>> begin

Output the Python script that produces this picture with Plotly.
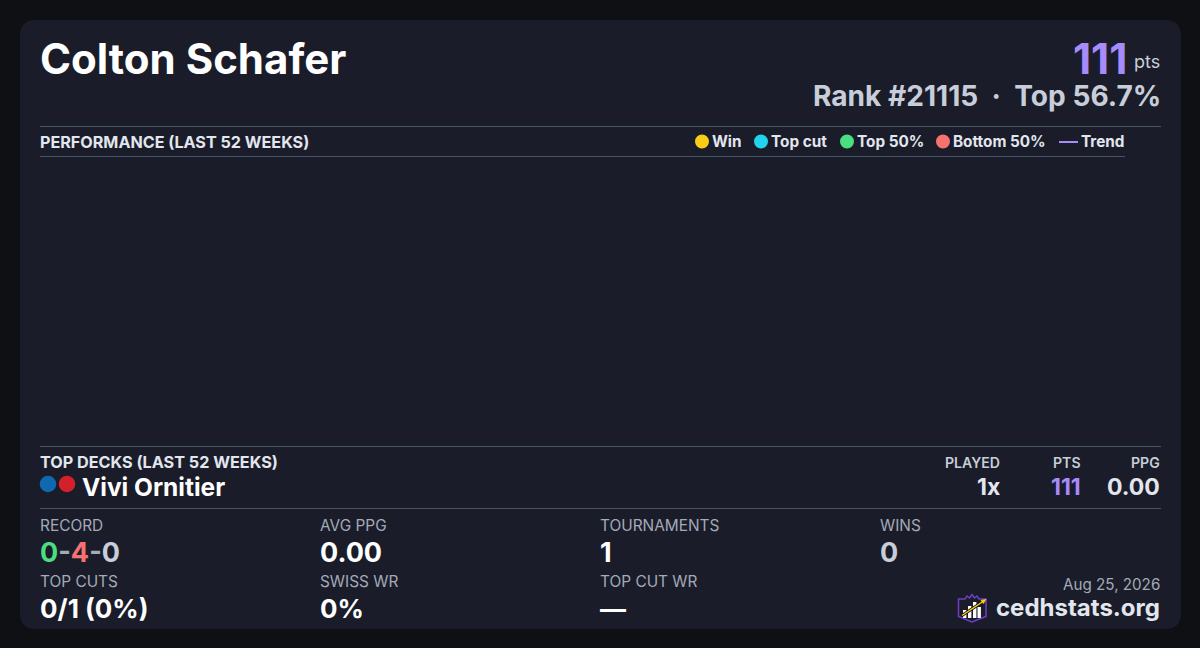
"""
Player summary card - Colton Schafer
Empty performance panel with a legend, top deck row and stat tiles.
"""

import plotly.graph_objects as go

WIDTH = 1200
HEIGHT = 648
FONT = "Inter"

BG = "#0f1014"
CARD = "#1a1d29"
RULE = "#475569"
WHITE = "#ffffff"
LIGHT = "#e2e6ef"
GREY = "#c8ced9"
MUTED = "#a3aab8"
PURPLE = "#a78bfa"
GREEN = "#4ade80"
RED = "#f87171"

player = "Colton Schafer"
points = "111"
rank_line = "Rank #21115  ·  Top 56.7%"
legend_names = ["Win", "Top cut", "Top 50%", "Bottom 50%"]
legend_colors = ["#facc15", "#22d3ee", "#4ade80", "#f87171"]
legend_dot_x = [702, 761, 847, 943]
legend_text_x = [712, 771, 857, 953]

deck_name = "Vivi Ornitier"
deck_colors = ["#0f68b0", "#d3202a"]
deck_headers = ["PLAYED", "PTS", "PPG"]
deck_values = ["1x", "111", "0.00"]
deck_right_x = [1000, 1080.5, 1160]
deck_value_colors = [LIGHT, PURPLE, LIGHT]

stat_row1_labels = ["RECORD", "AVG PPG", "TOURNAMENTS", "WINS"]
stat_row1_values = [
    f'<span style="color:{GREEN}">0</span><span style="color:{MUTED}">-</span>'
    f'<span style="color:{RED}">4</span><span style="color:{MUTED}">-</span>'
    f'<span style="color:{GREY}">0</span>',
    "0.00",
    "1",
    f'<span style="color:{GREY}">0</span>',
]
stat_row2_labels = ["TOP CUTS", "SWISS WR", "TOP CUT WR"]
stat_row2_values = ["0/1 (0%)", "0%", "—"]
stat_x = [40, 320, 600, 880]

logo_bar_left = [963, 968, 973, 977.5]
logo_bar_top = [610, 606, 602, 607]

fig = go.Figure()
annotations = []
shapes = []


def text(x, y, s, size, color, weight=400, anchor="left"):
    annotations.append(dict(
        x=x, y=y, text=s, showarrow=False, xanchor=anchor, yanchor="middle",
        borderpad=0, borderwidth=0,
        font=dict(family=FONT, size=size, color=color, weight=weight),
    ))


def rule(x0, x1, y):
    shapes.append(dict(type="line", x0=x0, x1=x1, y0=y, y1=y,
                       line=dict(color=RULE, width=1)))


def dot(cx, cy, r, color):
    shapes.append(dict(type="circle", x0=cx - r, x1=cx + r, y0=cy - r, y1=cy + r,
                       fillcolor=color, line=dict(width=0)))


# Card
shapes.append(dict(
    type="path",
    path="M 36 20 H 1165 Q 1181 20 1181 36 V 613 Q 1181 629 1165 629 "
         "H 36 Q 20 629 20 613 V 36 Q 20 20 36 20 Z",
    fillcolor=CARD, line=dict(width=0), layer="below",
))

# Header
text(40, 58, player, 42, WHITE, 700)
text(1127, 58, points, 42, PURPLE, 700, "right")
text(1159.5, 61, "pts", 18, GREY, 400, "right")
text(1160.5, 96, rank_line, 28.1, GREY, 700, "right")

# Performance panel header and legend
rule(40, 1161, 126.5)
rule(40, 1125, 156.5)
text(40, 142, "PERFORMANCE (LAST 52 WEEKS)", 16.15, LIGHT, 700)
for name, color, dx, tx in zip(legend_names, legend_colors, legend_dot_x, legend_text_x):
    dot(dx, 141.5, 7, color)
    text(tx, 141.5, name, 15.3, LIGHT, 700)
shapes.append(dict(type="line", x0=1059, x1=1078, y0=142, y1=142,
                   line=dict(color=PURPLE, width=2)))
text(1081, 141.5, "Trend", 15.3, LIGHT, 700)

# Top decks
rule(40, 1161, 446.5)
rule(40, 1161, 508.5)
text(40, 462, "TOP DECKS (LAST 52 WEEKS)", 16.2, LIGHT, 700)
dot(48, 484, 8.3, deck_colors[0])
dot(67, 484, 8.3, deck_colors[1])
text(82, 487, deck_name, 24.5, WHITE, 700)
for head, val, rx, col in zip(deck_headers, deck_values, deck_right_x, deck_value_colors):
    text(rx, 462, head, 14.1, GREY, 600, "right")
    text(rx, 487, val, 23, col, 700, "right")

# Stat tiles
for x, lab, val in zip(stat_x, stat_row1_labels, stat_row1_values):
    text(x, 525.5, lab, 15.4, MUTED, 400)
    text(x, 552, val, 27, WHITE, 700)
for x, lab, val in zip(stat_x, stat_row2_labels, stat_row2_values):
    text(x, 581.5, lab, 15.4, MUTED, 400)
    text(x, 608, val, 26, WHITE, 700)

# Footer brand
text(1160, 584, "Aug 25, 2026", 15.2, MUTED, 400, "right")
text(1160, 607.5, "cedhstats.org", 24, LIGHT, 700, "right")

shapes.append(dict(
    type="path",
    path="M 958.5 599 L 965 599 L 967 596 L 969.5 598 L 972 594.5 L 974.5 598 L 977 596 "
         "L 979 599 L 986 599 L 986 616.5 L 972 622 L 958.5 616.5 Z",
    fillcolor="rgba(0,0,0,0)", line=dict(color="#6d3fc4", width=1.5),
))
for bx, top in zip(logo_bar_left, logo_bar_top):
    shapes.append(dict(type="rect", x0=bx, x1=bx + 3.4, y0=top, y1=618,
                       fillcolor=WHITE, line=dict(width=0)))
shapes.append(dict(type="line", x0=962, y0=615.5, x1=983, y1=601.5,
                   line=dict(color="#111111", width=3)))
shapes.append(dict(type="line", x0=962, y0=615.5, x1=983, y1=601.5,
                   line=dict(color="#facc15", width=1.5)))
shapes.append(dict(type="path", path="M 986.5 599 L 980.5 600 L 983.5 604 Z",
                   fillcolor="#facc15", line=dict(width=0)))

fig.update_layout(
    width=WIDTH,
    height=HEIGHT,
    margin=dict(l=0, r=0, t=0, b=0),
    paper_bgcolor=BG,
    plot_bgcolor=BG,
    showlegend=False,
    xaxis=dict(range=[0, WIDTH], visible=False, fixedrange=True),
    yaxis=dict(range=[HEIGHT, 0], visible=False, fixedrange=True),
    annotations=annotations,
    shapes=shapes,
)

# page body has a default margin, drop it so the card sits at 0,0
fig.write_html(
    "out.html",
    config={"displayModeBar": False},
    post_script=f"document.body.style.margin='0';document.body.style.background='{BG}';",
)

>> end

__EXERCISE DESCRIPTION__. Give again exactly the lines running from the beginning of the material above through the line that contains "logo_bar_top = [610, 606, 602, 607]", and leave out every picture.

__RESULT FOR THIS EXERCISE__.
Output the Python script that produces this picture with Plotly.
"""
Player summary card - Colton Schafer
Empty performance panel with a legend, top deck row and stat tiles.
"""

import plotly.graph_objects as go

WIDTH = 1200
HEIGHT = 648
FONT = "Inter"

BG = "#0f1014"
CARD = "#1a1d29"
RULE = "#475569"
WHITE = "#ffffff"
LIGHT = "#e2e6ef"
GREY = "#c8ced9"
MUTED = "#a3aab8"
PURPLE = "#a78bfa"
GREEN = "#4ade80"
RED = "#f87171"

player = "Colton Schafer"
points = "111"
rank_line = "Rank #21115  ·  Top 56.7%"
legend_names = ["Win", "Top cut", "Top 50%", "Bottom 50%"]
legend_colors = ["#facc15", "#22d3ee", "#4ade80", "#f87171"]
legend_dot_x = [702, 761, 847, 943]
legend_text_x = [712, 771, 857, 953]

deck_name = "Vivi Ornitier"
deck_colors = ["#0f68b0", "#d3202a"]
deck_headers = ["PLAYED", "PTS", "PPG"]
deck_values = ["1x", "111", "0.00"]
deck_right_x = [1000, 1080.5, 1160]
deck_value_colors = [LIGHT, PURPLE, LIGHT]

stat_row1_labels = ["RECORD", "AVG PPG", "TOURNAMENTS", "WINS"]
stat_row1_values = [
    f'<span style="color:{GREEN}">0</span><span style="color:{MUTED}">-</span>'
    f'<span style="color:{RED}">4</span><span style="color:{MUTED}">-</span>'
    f'<span style="color:{GREY}">0</span>',
    "0.00",
    "1",
    f'<span style="color:{GREY}">0</span>',
]
stat_row2_labels = ["TOP CUTS", "SWISS WR", "TOP CUT WR"]
stat_row2_values = ["0/1 (0%)", "0%", "—"]
stat_x = [40, 320, 600, 880]

logo_bar_left = [963, 968, 973, 977.5]
logo_bar_top = [610, 606, 602, 607]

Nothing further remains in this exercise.